Start with SMART Goals:
If you set up daily SMART goals you’ll develop a sense of security as your confidence skyrockets.
This is the biggest issue I see with newly sober folks, they often play it by ear.
However, they end up using the same playbook that got them in trouble to begin with.
If you get a coach, or a sponsor, pastor, therapist, whoever, that can continue to provide positive feedback as well, you’ll start to believe in yourself to handle much bigger tasks as you intentionally conquer the smaller challenges.
You need to be intentional about changing your playbook. This is why a coach can be such a powerhouse for your personal development.

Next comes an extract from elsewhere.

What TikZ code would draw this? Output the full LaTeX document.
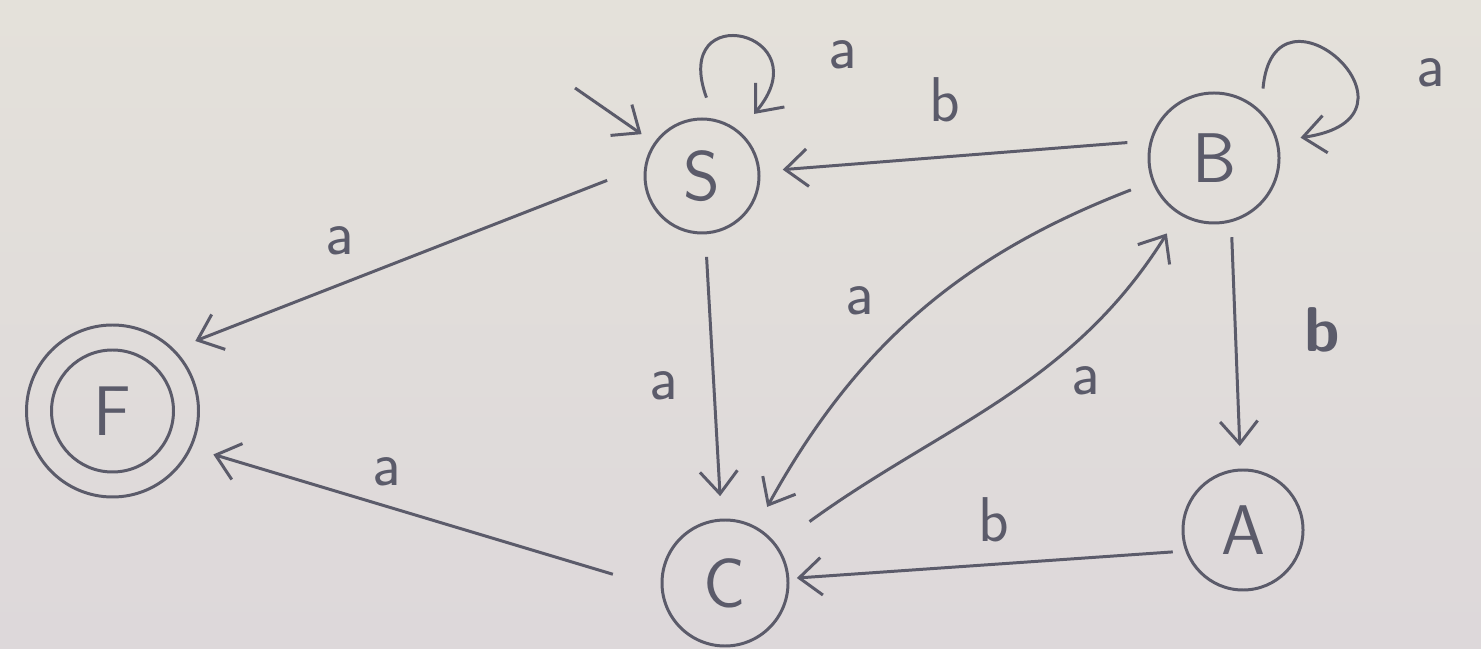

This new playbook is a host of new coping skills. Not easy to acquire, but you can do it!
Is Relapse A Part Of Recovery?
It’s vital to redefine failure.
There is no such thing.
In Neuro-Linguistic Programming, they have a saying: “no failure, only feedback.”
If a relapse does happen; statistically the odds are high, which is why I loathe statistics, but if it does it’s crucial to avoid feeling like a failure but deciphering the message the relapse brings.
Heck, even failing to accomplish your goals for the day. Recall, it’s not a failure, it’s just feedback.
The feedback is that something is off, something needs work.
If you have a flat tire you don’t give up driving because you’ve failed.
Instead, you realize the car is giving you feedback: fix my tire, bud!
So, you saunter to the truck, get out the spare and the jack, and get to work.
In a moment’s time you’re off driving again! No failure, only feedback!
What You Can Do About It?
Be mindful of your basic needs. In recovery circles we refer to this as HALT
Making sure you eat and sleep right, that you surround yourself with sober friends, and that you deal with your resentments.
It’s absolutely essential that you take care of yourself. It’s not always rigorous psychotherapy delving into the dark recesses of your past.
Most of the time, it’s merely taking care of yourself in the present. If you are not in fit condition you’ll simply lack the capacity to yield fruit from psychotherapy.
Alcoholics and addicts are some of the most talented, resourceful, and brilliant people I’ve ever known.
Most have a history of music, art, carpentry, athleticism, fishing, hiking, etc.
However, these things have fallen by the wayside and booze has taken their place.
Well, it’s time to re-ignite the fire; it’s time to push the acceleration to the floor and burn some rubber.
Get back out there doing what you love.
There are only 24 hours in a day. That means that if you live to 80 years old you’ll only have lived
If you’re not doing what you love, then it’s logic that you’re depressed.
Sure you might retort, “but I love to trick.”
But that’s a negative ghost rider, you like what the drink enables you to do and to be.
Get out there and do it alcohol free.
I have one question: are you going to let shame win or life win?
Keep A Schedule
Be very diligent about what you do.
Create a schedule and follow it religiously.
Pencil in outpatient, counseling, meditation, a meeting, time with your coach or sponsor, etc.
Involvement is HUGE.
Volunteer somewhere, soup kitchen, clothing closet, a homeless shelter. Get busy contributing to your community, I can assure you that there is nothing more rewarding.
Set the time and get it done.
The schedule helps keep you accountable.
Accountability affirms true identity so you can live to your maximum potential.
Additionally, the schedule keeps you busy. Not avoidance busy like some folks do, they work 80 hours a week so they don’t drink.
Unfortunately, that will end is disaster. You cannot avoid your problems.
Instead, you become very intentional about what you are trying to accomplish and set those SMART goals to achieve them.
We aren’t avoiding life, rather we are challenging it head on.
Begin With The End In Mind
Vision is the keyword here.
I’ve heard it said that where there is vision there is provision.
Mentally rehearse what your day will look like. Play it over and over.
You’re trying to build a new life.
The vision will inspire you, motivate you, and help you endure.
I suggest you create a mission statement and put it somewhere that you read it daily – an index card in the pocket works!